Çayır ve mera alanları doğal bir ekosistem olarak sayısız bitki ve hayvan için yaşam ortamıdırlar. Günümüzde bu alanların doğal hayata sağladıkları katkının daha iyi anlaşılması ile özellikle gelişmiş ülkelerde çayır ve meralara özel bir değer verilemeye başlanmıştır. Binlerce bitki ve hayvan türünün bu alanlarda besin ve yaşama ortamı bularak hayatlarını devam ettirmesi ile  ekosistem kendi döngüsünü sürdürmektedir. Böyle bir ekosistemin sağlıklı olarak devam ettirilmesi modern insanın birçok ihtiyacını da karşılamaktadır. Buraları, şehir hayatından sıkılan insana, doğa ile baş başa olabileceği rekreasyonel amaçlı alanlar olarak ta öne çıkmakta ayrıca kontrollü koşullarda avcılık imkanı vermektedir.

Ülkemizin büyük bir kısmı yarı-kurak olarak kabul edilen iklim kuşağında yer almaktadır. Bu bölgelerde doğal yağışların miktarı az ve yıl içindeki dağılımı düzenli değildir. Yağış yetersizliği bitki gelişmesini kısıtlayan en büyük sorundur.

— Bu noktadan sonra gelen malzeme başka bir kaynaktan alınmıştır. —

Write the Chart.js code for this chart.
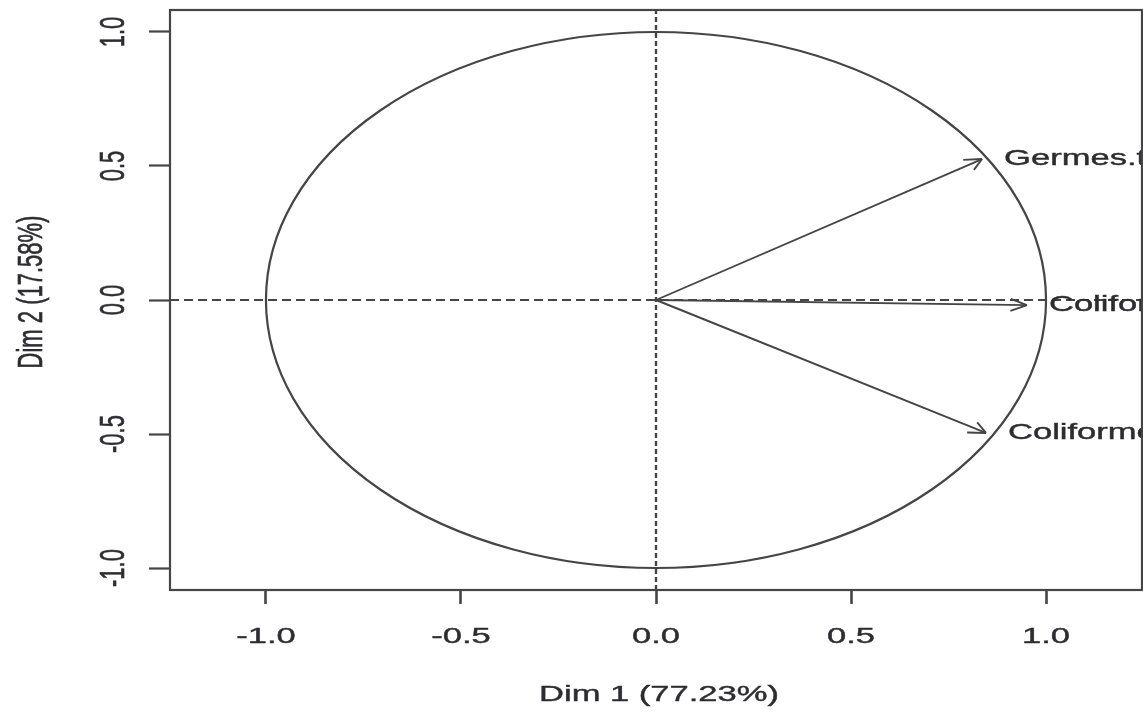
<!DOCTYPE html>
<html>
<head>
<meta charset="utf-8">
<title>Variables factor map (PCA)</title>
<script src="https://cdn.jsdelivr.net/npm/chart.js@4/dist/chart.umd.min.js"></script>
<style>
  html, body { margin: 0; padding: 0; background: #ffffff; }
  canvas { display: block; }
</style>
</head>
<body>
<canvas id="c" width="1143" height="713"></canvas>
<script>
// ---- data ----
const varNames = ['Germes.totaux', 'Coliformes.totaux', 'Coliformes.fecaux'];
const dim1 = [0.836, 0.951, 0.846];
const dim2 = [0.526, -0.019, -0.496];
const tickValues = [-1.0, -0.5, 0.0, 0.5, 1.0];
const tickLabels = ['-1.0', '-0.5', '0.0', '0.5', '1.0'];
const xTitle = 'Dim 1 (77.23%)';
const yTitle = 'Dim 2 (17.58%)';
const xRange = [-1.246, 1.246];
const yRange = [-1.082, 1.082];

// ---- styles ----
const LINE = '#454545';
const TEXT = '#2c2c32';
const FONT = '22px "Liberation Sans", Arial, sans-serif';
const SX = 1.57; // horizontal stretch of the original picture

function labelFor(v) {
  const i = tickValues.findIndex(t => Math.abs(t - v) < 1e-9);
  return i >= 0 ? tickLabels[i] : v.toFixed(1);
}

function stretchedText(ctx, text, x, y, align, rotate) {
  ctx.save();
  ctx.translate(x, y);
  ctx.scale(SX, 1);
  if (rotate) ctx.rotate(-Math.PI / 2);
  ctx.textAlign = align;
  ctx.textBaseline = 'middle';
  ctx.lineWidth = 0.4;
  ctx.strokeStyle = TEXT;
  ctx.fillText(text, 0, 0);
  ctx.strokeText(text, 0, 0);
  ctx.restore();
}

const arrowDatasets = varNames.map((n, i) => ({
  label: n,
  data: [{x: 0, y: 0}, {x: dim1[i], y: dim2[i]}],
  showLine: true,
  borderColor: LINE,
  borderWidth: 1.9,
  pointRadius: 0,
  fill: false
}));

const refDatasets = [
  {
    label: 'h0',
    data: [{x: xRange[0], y: 0}, {x: xRange[1], y: 0}],
    showLine: true, borderColor: LINE, borderWidth: 1.9, borderDash: [9, 5],
    pointRadius: 0, fill: false
  },
  {
    label: 'v0',
    data: [{x: 0, y: yRange[0]}, {x: 0, y: yRange[1]}],
    showLine: true, borderColor: LINE, borderWidth: 2.4, borderDash: [5, 3],
    pointRadius: 0, fill: false
  }
];

const pcaPlugin = {
  id: 'pcaPlugin',
  beforeDatasetsDraw(chart) {
    const {ctx, chartArea: a, scales: {x, y}} = chart;
    ctx.save();
    ctx.beginPath();
    ctx.rect(a.left, a.top, a.right - a.left, a.bottom - a.top);
    ctx.clip();
    const cx = x.getPixelForValue(0), cy = y.getPixelForValue(0);
    const rx = Math.abs(x.getPixelForValue(1) - cx);
    const ry = Math.abs(y.getPixelForValue(1) - cy);
    ctx.beginPath();
    ctx.ellipse(cx, cy, rx, ry, 0, 0, Math.PI * 2);
    ctx.strokeStyle = LINE;
    ctx.lineWidth = 2.2;
    ctx.stroke();
    ctx.restore();
  },
  afterDatasetsDraw(chart) {
    const {ctx, chartArea: a, scales: {x, y}} = chart;
    ctx.save();
    // arrow heads
    ctx.strokeStyle = LINE;
    ctx.lineWidth = 1.9;
    const x0 = x.getPixelForValue(0), y0 = y.getPixelForValue(0);
    for (let i = 0; i < varNames.length; i++) {
      const tx = x.getPixelForValue(dim1[i]);
      const ty = y.getPixelForValue(dim2[i]);
      const ang = Math.atan2(ty - y0, (tx - x0) / SX);
      const L = 12, da = Math.PI / 6;
      ctx.beginPath();
      for (const s of [-1, 1]) {
        const bx = tx - SX * L * Math.cos(ang + s * da);
        const by = ty - L * Math.sin(ang + s * da);
        ctx.moveTo(bx, by);
        ctx.lineTo(tx, ty);
      }
      ctx.stroke();
    }
    // variable labels
    ctx.fillStyle = TEXT;
    ctx.font = FONT;
    for (let i = 0; i < varNames.length; i++) {
      const tx = x.getPixelForValue(dim1[i]);
      const ty = y.getPixelForValue(dim2[i]);
      stretchedText(ctx, varNames[i], tx + 22, ty, 'left', false);
    }
    ctx.restore();
  },
  afterDraw(chart) {
    const {ctx, chartArea: a, scales: {x, y}} = chart;
    ctx.save();
    // plot box
    ctx.strokeStyle = LINE;
    ctx.lineWidth = 2.2;
    ctx.strokeRect(a.left, a.top, a.right - a.left, a.bottom - a.top);
    // tick labels
    ctx.fillStyle = TEXT;
    ctx.font = FONT;
    x.ticks.forEach(t => {
      stretchedText(ctx, labelFor(t.value), x.getPixelForValue(t.value), 637, 'center', false);
    });
    y.ticks.forEach(t => {
      stretchedText(ctx, labelFor(t.value), 114, y.getPixelForValue(t.value), 'center', true);
    });
    // axis titles
    stretchedText(ctx, xTitle, (a.left + a.right) / 2 + 3, 695, 'center', false);
    stretchedText(ctx, yTitle, 32, (a.top + a.bottom) / 2 - 8, 'center', true);
    ctx.restore();
  }
};

new Chart(document.getElementById('c'), {
  type: 'scatter',
  data: { datasets: [...refDatasets, ...arrowDatasets] },
  options: {
    responsive: false,
    animation: false,
    devicePixelRatio: 1,
    layout: { padding: { top: 10, right: 1, left: 0, bottom: 0 } },
    plugins: { legend: { display: false }, tooltip: { enabled: false } },
    scales: {
      x: {
        type: 'linear',
        min: xRange[0], max: xRange[1],
        ticks: { stepSize: 0.5, includeBounds: false, display: false },
        grid: { display: true, drawOnChartArea: false, drawTicks: true, tickLength: 14, tickWidth: 2.6, tickColor: LINE },
        border: { display: false },
        afterFit(s) { s.height = 123; }
      },
      y: {
        type: 'linear',
        min: yRange[0], max: yRange[1],
        ticks: { stepSize: 0.5, includeBounds: false, display: false },
        grid: { display: true, drawOnChartArea: false, drawTicks: true, tickLength: 21, tickWidth: 2.2, tickColor: LINE },
        border: { display: false },
        afterFit(s) { s.width = 170; }
      }
    }
  },
  plugins: [pcaPlugin]
});
</script>
</body>
</html>
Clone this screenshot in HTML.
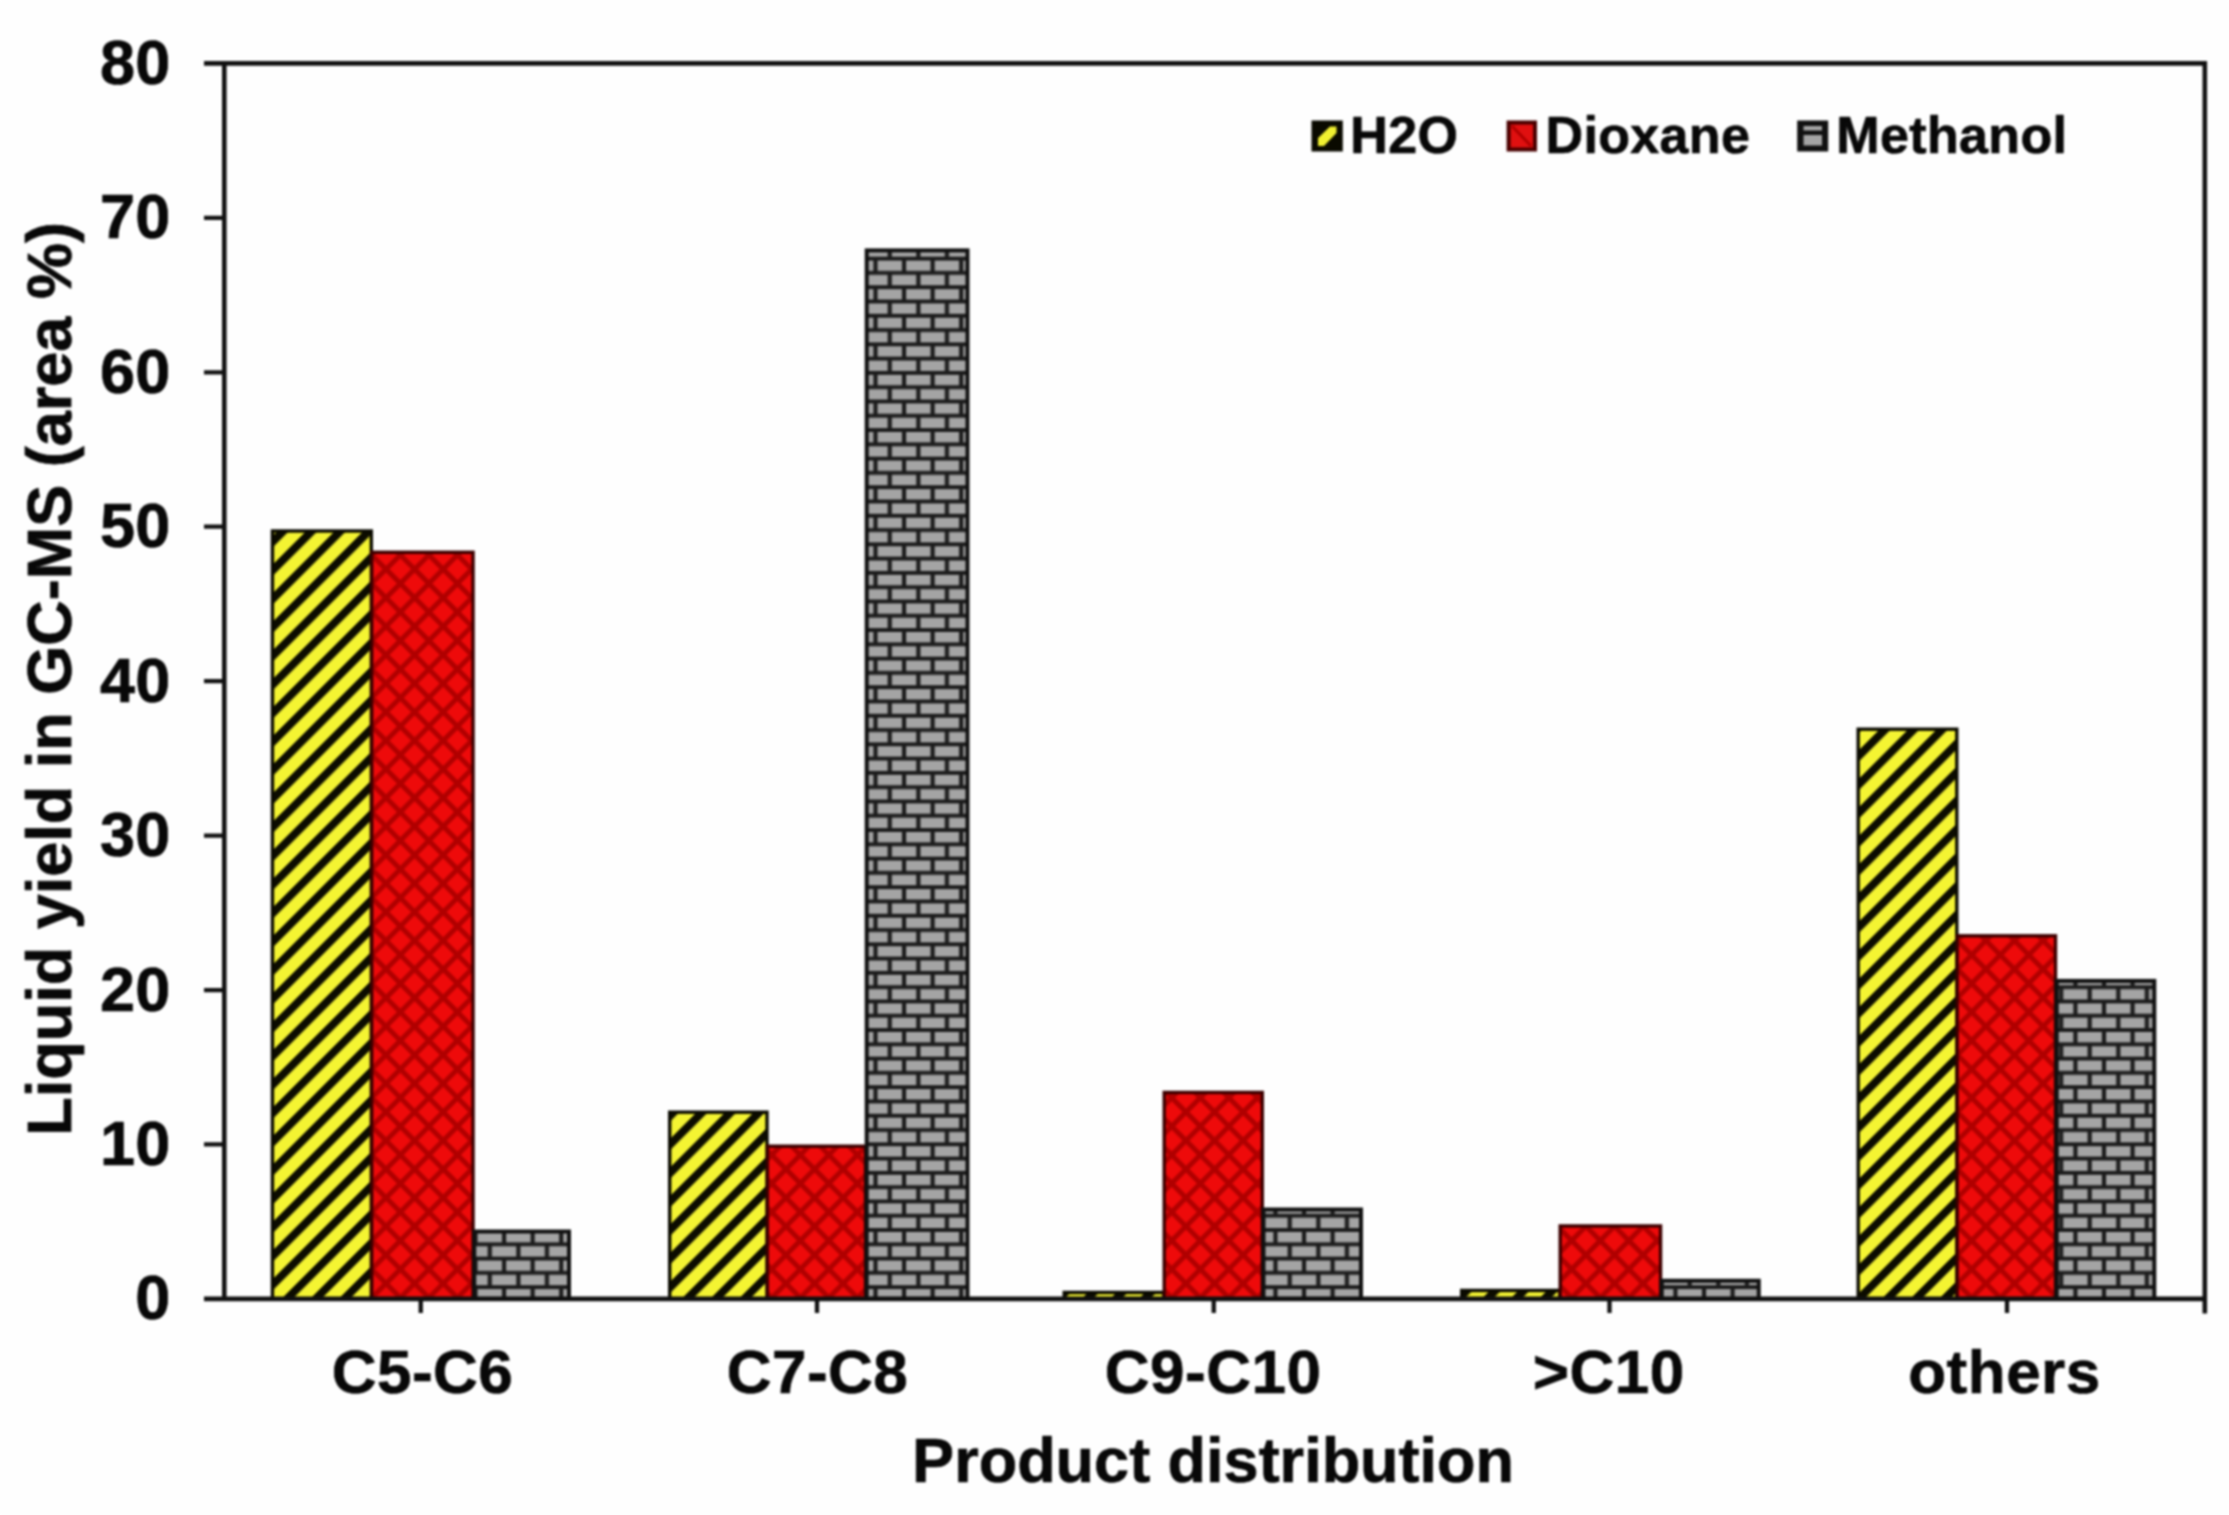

Bu bölgelerde doğal yağışların toprağa sızıp değişik katmanlarda depo edilmesi ile yer altı su rezervleri artmakta ve kıt olan suyun yüzey akışı halinde yok olup gitmesi önlenmektedir. Doğal kaynaklar arasında yer alan çayır ve meralar önemli bir su toplama havzası olduğundan doğal yağışların toprağa işleyerek yıl boyu taban sularını, kaynakları, akarsuları besleyerek, doğadaki su döngüsünde önemli bir yer almaktadırlar.

Yurdumuzda meraların aşırı otlatılması problemini çözmek ancak yem kaynaklarının geliştirilmesi ve yem üretiminin arttırılmasına bağlıdır. Yem kaynakları ile otlayan hayvan sayısı arasında kurulması gereken bu denge bir taraftan yem kaynaklarını geliştirmek, diğer taraftan da üretilen yemi en yüksek oranda hayvansal ürünlere çeviren hayvanların ıslahı yolu ile elde edilebilir. Yem kaynaklarını geliştirme konusunda en büyük imkanlardan biri yem bitkileri ekim alanının genişletilmesidir. Bol miktarda yem yetiştirip meralar üzerindeki otlatma basıncı azaltılmadan hiçbir mera ıslahı çalışmasından sonuç alınamaz.

Yem kaynaklarını geliştirmede bir diğer potansiyel de çayır ve mera alanlarında yatmaktadır. Bu alanlarda otlatmanın belli kurallara bağlanması, çeşitli bakım ve sulama, gübreleme, yabancı ot savaşı ve toprak su muhafaza yöntemlerinin uygulanması ile bu alanlardaki yem üretimi en azından iki katına çıkartılabilir. Özellikle marjinal alanlar olarak nitelendirilen tarla tarımının fazla karlı olmadığı alanlarda suni çayır meralar kurulması ile yem üretimi arttırılabilir. Kaba yem üretiminin % 25-30 ’u, Kaliteli kaba yem üretiminin ise % 50 ’si çayır ve meralardan karşılanmaktadır. Bu oran Doğu ve Güneydoğu Anadolu Bölgelerinde % 70 ’lere varmaktadır.

Yurdumuzda hayvancılığın ana yem kaynağını doğal çayır ve meralar meydana getirmektedir. Bu alanların otlatılması, bakımı, korunması ile ilgili Mera Kanunu çıkartılarak uygulamaya konulmuştur. Zaman içinde kanunun öngördüğü çalışmalar yapılarak, meraların sınırlarının belirlenmesi, otlatma kapasitelerinin saptanması, köy ve belediyelere tahsisinin yapılması ve daha sonra bu alanların ıslahının yapılarak tekniğine uygun bir şekilde kullanılması şartıyla Mera Yönetim Birliklerine teslim edilmesi ile yüzyıllardır düzensiz otlatma şartları altında, başıboş bir şekilde kullanılan doğal kaynaklarımız içinde bulunduğu çıkmazdan kurtarılacaktır. Yem bitkileri tarımının geliştirilmesinin yanında, mera kullanım bilincinin çiftçilerimize aşılanması ile bu alanlardan kamu yararı çerçevesinde daha iyi faydalanılabilecektir.